Traders have a big advantage when recruiting for global macro hedge funds, but you don’t have quite the same advantage when applying to credit-focused HFs.

You could also move into equity research or investment banking, especially if you focus on groups where credit is extremely important (e.g., power & utilities, FIG, or industrials).

Distressed private equity is theoretically possible if you find a firm that operates more like a hedge fund, but it’s not especially likely.

The most likely outcome is that you’ll continue working in credit-related research roles at a bank or an asset manager.

Exits like traditional private equity, corporate development, and venture capital are unlikely because you need deal experience.

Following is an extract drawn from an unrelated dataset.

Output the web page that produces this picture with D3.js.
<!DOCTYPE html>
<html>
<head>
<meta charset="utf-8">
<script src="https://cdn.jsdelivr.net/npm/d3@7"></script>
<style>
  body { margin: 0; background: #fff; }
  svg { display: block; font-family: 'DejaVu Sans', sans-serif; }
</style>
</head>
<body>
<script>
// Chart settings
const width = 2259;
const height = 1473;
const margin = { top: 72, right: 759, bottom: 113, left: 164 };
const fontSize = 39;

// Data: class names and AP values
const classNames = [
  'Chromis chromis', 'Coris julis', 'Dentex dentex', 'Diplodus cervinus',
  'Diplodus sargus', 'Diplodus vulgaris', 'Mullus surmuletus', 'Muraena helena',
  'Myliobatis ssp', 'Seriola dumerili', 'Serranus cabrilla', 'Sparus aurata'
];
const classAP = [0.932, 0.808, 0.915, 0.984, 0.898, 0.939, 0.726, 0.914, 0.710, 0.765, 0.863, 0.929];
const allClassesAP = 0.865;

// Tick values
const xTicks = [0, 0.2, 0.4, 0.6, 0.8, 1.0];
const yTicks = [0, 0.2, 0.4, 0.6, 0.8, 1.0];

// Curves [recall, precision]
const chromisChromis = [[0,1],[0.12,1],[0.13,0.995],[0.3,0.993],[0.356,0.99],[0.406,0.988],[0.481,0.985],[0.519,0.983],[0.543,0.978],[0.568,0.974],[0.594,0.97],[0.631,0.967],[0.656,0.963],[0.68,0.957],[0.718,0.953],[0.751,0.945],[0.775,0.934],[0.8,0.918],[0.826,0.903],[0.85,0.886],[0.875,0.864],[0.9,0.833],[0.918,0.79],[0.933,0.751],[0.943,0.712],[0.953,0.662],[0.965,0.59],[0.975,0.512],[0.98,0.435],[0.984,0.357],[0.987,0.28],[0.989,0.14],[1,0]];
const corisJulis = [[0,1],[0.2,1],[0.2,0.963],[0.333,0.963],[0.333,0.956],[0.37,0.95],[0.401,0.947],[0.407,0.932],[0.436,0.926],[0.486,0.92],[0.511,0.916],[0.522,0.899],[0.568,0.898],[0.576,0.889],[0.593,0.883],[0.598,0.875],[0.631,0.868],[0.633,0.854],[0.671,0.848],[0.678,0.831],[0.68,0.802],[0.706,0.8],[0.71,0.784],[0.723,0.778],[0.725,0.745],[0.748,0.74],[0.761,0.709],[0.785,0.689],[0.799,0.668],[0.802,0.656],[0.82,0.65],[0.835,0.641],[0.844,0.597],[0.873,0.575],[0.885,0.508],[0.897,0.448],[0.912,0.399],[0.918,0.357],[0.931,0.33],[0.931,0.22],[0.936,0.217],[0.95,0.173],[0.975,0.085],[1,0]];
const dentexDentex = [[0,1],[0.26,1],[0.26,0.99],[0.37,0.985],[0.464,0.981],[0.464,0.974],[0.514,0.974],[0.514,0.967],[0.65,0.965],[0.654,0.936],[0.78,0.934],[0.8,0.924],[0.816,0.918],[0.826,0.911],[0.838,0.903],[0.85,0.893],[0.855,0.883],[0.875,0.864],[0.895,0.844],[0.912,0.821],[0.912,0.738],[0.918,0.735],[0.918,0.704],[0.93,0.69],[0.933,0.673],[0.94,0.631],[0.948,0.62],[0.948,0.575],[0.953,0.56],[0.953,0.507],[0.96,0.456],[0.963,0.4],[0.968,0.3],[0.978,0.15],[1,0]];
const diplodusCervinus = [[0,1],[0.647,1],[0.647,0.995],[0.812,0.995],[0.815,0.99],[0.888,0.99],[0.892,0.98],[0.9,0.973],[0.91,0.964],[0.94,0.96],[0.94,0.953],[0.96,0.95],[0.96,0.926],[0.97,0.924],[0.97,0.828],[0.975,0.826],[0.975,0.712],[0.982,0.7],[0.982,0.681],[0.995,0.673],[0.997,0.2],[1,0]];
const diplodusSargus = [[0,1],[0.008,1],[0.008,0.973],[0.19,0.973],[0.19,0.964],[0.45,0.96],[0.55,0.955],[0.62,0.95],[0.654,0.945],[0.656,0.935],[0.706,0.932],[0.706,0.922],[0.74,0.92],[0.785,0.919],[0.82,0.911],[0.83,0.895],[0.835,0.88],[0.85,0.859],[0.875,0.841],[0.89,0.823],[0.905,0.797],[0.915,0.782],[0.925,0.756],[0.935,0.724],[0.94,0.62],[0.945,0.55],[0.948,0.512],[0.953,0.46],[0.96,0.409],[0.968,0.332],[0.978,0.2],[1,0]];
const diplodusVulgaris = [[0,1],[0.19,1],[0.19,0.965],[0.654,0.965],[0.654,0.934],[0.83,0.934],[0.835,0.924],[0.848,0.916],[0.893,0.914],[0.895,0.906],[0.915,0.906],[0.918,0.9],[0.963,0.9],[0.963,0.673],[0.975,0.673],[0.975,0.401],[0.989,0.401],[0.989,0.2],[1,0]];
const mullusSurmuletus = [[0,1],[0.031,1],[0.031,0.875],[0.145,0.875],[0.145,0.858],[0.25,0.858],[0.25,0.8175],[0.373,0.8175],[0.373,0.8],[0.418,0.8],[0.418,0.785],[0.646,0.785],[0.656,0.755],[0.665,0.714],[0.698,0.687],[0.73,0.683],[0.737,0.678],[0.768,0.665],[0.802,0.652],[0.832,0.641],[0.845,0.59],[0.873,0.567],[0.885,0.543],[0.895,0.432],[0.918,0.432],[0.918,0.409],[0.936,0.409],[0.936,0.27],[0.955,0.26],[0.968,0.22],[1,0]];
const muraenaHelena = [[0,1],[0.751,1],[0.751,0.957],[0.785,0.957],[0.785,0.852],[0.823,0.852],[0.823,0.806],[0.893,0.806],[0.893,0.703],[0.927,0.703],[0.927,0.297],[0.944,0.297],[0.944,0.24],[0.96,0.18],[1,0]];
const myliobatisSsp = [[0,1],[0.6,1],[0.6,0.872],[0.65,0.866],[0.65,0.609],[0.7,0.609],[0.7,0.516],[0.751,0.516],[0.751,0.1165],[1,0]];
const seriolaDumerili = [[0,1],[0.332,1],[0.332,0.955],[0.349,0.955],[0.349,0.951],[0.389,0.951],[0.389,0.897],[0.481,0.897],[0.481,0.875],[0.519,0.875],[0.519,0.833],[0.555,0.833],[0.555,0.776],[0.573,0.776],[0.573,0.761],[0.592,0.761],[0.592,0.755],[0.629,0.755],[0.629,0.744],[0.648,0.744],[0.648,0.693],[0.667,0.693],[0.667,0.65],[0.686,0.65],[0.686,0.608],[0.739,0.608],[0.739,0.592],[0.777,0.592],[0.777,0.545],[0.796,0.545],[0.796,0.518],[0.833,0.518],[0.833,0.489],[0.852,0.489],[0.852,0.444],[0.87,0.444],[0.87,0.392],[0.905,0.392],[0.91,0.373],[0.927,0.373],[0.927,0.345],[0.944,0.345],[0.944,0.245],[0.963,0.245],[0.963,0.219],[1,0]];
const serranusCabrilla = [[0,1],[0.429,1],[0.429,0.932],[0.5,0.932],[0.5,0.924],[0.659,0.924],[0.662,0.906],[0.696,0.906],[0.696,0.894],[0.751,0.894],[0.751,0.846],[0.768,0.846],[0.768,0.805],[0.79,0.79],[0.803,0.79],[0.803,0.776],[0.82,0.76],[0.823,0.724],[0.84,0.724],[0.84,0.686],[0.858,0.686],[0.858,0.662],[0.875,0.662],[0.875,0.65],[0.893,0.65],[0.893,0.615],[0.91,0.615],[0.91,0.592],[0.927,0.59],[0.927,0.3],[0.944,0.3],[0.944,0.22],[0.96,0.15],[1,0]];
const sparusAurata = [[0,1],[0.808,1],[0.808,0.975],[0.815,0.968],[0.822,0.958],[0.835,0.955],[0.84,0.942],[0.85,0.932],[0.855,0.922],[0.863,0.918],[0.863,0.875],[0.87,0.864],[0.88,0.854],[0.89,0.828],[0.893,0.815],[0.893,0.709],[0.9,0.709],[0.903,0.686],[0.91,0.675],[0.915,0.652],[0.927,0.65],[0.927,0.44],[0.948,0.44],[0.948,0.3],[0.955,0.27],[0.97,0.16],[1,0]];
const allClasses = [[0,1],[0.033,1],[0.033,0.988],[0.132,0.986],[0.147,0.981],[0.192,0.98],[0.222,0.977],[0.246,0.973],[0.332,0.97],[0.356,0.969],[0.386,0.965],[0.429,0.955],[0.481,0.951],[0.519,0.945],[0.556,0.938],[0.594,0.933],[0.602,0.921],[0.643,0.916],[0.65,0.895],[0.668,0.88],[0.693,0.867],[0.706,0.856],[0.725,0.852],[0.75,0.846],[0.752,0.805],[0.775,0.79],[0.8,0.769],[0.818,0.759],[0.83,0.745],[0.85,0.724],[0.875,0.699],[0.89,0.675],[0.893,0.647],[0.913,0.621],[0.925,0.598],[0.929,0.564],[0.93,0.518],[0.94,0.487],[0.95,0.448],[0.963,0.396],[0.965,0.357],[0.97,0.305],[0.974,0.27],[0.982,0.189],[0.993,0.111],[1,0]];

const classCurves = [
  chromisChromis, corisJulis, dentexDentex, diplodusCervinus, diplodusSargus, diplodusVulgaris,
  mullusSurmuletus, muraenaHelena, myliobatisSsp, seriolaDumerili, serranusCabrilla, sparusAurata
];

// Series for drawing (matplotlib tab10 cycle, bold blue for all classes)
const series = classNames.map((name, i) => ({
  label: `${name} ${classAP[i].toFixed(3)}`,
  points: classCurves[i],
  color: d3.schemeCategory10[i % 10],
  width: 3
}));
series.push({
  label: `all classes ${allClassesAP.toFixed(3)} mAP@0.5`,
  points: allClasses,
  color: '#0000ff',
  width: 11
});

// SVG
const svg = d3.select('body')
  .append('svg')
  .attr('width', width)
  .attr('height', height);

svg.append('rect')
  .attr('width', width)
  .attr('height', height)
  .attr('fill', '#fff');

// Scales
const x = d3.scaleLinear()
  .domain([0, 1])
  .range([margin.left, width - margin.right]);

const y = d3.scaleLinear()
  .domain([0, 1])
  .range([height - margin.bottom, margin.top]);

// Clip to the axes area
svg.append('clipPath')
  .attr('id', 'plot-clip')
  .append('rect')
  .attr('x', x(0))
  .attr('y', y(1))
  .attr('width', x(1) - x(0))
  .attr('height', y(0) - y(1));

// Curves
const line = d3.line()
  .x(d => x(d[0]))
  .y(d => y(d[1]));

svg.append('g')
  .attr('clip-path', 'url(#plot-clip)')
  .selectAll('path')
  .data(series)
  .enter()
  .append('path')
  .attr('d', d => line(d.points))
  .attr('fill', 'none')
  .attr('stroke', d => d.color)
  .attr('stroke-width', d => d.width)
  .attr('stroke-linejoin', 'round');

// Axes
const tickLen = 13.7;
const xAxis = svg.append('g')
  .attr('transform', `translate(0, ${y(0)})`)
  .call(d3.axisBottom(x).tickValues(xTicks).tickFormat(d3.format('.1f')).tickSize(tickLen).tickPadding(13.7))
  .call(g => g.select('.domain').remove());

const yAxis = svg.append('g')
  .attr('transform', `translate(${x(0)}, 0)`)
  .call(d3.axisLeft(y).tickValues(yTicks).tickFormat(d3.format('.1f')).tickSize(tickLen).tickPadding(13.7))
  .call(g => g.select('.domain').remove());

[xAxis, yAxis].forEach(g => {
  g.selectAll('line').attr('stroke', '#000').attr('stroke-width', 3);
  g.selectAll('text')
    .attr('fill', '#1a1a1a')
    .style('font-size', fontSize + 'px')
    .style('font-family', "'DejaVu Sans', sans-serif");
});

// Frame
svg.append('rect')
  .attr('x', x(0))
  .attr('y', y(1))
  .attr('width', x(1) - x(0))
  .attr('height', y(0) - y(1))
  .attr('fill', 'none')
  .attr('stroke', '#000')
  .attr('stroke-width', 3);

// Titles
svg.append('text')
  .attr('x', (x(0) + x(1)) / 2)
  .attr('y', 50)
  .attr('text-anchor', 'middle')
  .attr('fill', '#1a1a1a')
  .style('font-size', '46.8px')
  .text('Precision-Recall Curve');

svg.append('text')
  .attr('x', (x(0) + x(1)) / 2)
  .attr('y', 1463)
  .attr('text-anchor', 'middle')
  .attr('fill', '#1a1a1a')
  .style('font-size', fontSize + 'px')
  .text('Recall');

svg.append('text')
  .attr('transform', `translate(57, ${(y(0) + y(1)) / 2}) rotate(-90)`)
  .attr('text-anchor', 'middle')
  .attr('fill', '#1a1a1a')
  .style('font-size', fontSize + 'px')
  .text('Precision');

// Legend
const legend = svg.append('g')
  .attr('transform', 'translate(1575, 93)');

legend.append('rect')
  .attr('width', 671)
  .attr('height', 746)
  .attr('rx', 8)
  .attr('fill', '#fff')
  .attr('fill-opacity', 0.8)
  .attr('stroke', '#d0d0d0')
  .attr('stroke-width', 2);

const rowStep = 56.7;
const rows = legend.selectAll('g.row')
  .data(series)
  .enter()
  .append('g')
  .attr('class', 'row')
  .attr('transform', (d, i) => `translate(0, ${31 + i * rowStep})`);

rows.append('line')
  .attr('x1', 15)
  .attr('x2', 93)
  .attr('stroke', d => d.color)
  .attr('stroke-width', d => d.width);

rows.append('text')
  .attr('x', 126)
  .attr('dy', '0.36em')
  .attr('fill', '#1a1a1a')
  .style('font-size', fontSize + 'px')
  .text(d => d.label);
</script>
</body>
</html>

Final Thoughts: Is Fixed Income Research Worth It?

Summing up everything above, here’s how you can think about fixed income research:

Pros:

  • The work is arguably more interesting than equity research, at least if you cover high-yield or distressed issuances.
  • It can be a nice “second step” after a role like corporate banking, capital markets, or a credit rating agency if you want to improve your profile for buy-side roles.
  • It is very cushy at the top, as senior-level staff can earn into the mid-six-figures (or higher) with less stress than IB/PE-style jobs.
  • You can move around to plenty of other credit-related roles.

Cons:

  • There’s little turnover, which means that recruiting has a very high “luck” component.
  • Exit opportunities exist, but they’re narrower than IB/PE exits because you do not work on deals.
  • The work can get repetitive, especially if you focus on investment-grade issuances.
  • Compensation is often a discount to equity research and “equities in general” (but there’s lots of variance for different firm/fund types, performance, etc.).

It is a shame that fixed income research gets overlooked, but it’s also understandable.

That doesn’t make it a bad area to get into – but if you do, be prepared to stay there for a long time as you grind your way up.

Hopefully, that Senior Analyst above you will retire one day.